*** Provided information

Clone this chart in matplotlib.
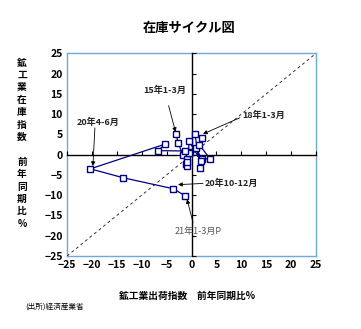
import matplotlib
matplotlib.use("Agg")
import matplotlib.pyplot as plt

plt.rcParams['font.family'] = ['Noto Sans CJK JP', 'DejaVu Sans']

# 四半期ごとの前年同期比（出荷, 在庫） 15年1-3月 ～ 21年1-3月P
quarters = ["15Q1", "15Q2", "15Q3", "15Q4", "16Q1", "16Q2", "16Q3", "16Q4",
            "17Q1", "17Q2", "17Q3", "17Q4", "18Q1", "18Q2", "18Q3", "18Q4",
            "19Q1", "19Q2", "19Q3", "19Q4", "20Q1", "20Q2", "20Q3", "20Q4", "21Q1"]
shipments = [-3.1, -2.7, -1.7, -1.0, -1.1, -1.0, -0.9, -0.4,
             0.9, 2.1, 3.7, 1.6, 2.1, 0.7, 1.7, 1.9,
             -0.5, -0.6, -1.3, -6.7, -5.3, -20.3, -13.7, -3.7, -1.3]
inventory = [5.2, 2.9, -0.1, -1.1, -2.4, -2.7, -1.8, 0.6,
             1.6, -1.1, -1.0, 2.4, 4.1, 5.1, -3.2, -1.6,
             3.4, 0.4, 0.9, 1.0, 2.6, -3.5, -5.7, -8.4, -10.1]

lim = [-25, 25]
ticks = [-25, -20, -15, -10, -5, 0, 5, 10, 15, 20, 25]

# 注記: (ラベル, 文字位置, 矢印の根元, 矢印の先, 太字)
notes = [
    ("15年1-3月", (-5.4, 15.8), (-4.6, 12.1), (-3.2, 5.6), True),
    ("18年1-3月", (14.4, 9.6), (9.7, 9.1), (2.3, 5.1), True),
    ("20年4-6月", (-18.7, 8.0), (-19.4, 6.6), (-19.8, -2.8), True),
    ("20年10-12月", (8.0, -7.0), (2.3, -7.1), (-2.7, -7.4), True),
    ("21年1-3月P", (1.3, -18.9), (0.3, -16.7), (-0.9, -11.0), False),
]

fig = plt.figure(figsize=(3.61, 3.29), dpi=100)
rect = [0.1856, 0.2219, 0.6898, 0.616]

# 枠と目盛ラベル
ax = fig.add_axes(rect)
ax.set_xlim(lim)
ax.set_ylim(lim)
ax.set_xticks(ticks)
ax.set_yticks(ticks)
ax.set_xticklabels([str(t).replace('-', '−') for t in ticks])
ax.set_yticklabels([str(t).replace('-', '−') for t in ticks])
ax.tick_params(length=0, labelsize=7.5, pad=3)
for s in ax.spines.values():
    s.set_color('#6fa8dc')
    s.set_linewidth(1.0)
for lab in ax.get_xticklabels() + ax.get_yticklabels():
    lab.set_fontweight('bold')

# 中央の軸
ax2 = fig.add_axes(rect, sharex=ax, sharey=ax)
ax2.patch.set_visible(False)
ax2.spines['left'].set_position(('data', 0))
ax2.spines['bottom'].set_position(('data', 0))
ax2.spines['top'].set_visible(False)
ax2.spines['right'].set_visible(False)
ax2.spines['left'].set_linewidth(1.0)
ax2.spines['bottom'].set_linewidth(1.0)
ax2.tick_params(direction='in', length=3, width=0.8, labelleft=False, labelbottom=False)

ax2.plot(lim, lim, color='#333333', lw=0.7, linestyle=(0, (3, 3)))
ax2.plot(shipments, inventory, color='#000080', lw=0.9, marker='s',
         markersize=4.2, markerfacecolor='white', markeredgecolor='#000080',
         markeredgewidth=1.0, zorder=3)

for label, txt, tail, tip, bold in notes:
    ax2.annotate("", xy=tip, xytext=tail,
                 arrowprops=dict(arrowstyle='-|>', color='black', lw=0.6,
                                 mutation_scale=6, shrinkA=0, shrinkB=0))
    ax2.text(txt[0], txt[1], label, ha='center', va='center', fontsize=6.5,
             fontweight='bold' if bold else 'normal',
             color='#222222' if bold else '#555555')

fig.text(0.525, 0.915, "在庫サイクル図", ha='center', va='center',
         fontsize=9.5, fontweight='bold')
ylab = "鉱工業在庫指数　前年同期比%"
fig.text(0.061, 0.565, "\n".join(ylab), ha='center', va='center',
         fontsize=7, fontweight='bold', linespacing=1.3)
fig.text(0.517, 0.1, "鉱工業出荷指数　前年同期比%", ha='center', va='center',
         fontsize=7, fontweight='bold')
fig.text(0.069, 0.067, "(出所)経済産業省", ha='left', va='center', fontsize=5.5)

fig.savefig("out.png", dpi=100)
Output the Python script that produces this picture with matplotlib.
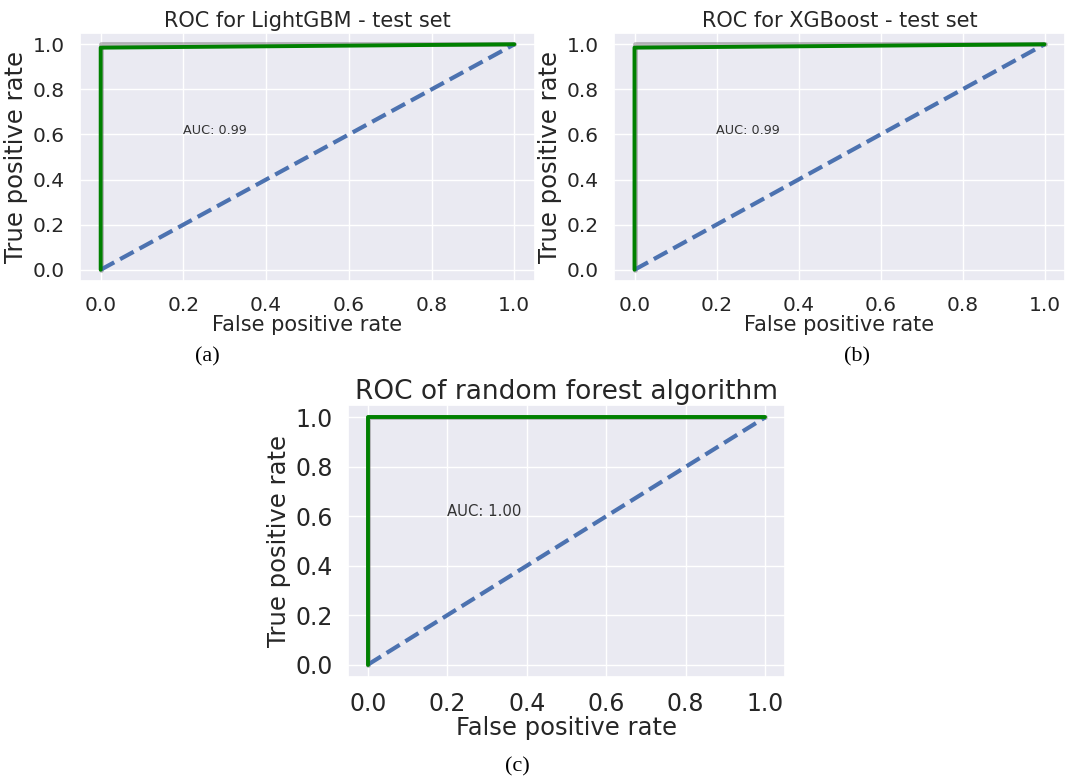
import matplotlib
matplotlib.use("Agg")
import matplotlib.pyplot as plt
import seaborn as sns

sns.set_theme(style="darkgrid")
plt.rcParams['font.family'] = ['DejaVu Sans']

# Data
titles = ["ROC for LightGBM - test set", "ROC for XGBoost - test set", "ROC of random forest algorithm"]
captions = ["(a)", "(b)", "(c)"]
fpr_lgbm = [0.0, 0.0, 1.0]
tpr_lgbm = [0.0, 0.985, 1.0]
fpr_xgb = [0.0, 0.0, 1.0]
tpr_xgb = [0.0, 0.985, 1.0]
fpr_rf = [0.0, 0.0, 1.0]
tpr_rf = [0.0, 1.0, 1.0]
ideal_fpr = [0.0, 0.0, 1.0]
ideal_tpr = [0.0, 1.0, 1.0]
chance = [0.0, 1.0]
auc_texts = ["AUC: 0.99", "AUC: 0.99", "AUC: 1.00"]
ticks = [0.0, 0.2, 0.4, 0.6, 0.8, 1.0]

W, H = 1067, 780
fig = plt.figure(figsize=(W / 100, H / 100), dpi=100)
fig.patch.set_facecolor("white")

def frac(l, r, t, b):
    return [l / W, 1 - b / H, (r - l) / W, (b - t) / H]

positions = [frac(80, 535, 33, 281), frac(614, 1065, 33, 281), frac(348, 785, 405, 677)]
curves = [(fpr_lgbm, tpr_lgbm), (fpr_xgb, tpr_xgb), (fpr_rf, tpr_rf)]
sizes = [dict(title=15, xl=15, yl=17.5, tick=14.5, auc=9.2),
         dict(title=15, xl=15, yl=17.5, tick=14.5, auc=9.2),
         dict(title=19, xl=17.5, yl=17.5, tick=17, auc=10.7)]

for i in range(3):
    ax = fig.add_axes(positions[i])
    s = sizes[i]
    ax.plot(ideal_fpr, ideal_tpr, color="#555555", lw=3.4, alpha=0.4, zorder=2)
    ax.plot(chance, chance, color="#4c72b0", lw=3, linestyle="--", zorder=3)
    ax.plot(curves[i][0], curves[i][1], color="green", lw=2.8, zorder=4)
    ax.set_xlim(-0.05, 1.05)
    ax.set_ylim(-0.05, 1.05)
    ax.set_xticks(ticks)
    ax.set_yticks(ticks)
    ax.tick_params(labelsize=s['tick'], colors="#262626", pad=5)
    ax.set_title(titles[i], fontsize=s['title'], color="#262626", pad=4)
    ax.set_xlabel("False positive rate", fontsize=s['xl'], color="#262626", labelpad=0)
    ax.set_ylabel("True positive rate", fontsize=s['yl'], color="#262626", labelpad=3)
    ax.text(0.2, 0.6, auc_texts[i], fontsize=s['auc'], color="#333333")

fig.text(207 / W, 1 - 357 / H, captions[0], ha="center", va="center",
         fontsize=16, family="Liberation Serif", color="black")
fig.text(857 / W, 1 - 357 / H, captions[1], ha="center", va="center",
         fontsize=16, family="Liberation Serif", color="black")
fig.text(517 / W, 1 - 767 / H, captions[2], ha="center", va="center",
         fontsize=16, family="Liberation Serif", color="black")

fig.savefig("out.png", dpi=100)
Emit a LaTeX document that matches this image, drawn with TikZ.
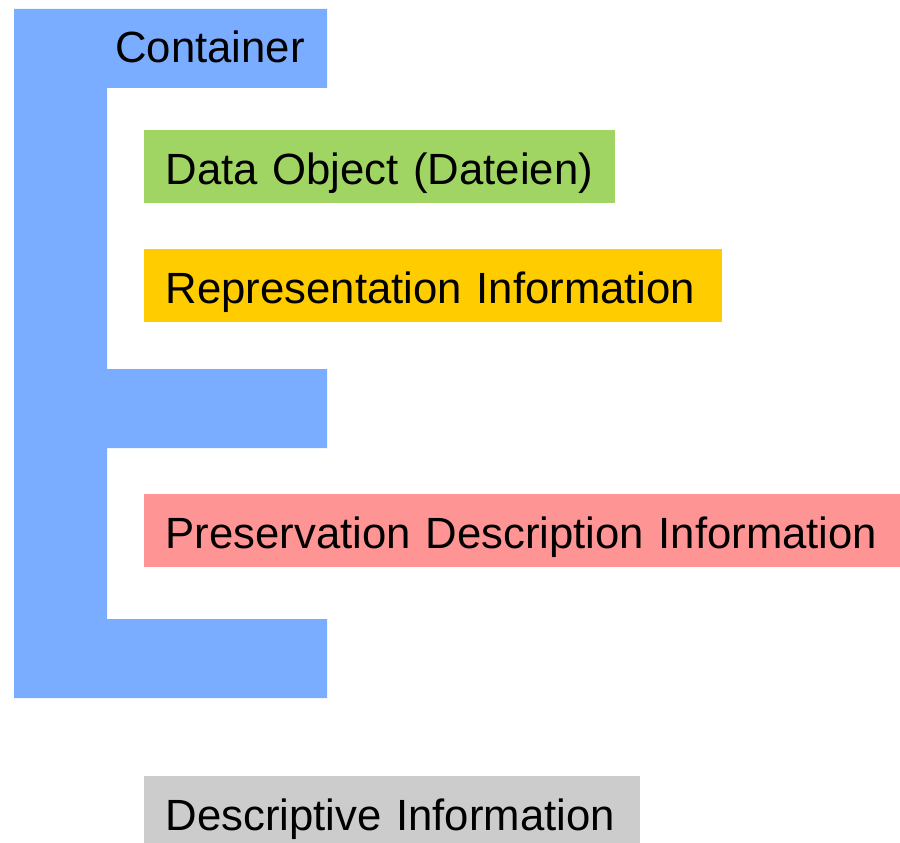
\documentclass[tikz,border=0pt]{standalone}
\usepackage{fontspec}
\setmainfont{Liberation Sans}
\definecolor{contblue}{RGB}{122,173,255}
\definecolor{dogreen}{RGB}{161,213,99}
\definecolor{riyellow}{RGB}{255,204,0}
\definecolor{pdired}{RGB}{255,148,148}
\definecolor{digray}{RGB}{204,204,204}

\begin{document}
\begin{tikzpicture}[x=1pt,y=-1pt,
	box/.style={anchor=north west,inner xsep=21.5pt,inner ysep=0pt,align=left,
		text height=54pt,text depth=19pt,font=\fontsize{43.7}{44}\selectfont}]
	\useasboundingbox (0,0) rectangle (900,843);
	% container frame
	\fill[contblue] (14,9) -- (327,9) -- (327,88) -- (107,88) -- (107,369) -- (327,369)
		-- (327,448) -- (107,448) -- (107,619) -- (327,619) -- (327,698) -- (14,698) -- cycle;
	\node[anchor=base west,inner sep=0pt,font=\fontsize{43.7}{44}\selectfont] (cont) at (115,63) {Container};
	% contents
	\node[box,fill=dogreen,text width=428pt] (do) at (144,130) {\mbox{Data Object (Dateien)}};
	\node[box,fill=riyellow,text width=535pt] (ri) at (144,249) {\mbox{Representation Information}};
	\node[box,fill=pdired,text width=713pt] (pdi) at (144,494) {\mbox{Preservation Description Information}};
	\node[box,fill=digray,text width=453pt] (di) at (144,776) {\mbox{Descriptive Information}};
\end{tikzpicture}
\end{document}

******

Could the lines from the top of the material through the line with "3.4, 0.4, 0.9, 1.0, 2.6, -3.5, -5.7, -8.4, -10.1]" be repeated exactly, pictures left out?

Clone this chart in matplotlib.
import matplotlib
matplotlib.use("Agg")
import matplotlib.pyplot as plt

plt.rcParams['font.family'] = ['Noto Sans CJK JP', 'DejaVu Sans']

# 四半期ごとの前年同期比（出荷, 在庫） 15年1-3月 ～ 21年1-3月P
quarters = ["15Q1", "15Q2", "15Q3", "15Q4", "16Q1", "16Q2", "16Q3", "16Q4",
            "17Q1", "17Q2", "17Q3", "17Q4", "18Q1", "18Q2", "18Q3", "18Q4",
            "19Q1", "19Q2", "19Q3", "19Q4", "20Q1", "20Q2", "20Q3", "20Q4", "21Q1"]
shipments = [-3.1, -2.7, -1.7, -1.0, -1.1, -1.0, -0.9, -0.4,
             0.9, 2.1, 3.7, 1.6, 2.1, 0.7, 1.7, 1.9,
             -0.5, -0.6, -1.3, -6.7, -5.3, -20.3, -13.7, -3.7, -1.3]
inventory = [5.2, 2.9, -0.1, -1.1, -2.4, -2.7, -1.8, 0.6,
             1.6, -1.1, -1.0, 2.4, 4.1, 5.1, -3.2, -1.6,
             3.4, 0.4, 0.9, 1.0, 2.6, -3.5, -5.7, -8.4, -10.1]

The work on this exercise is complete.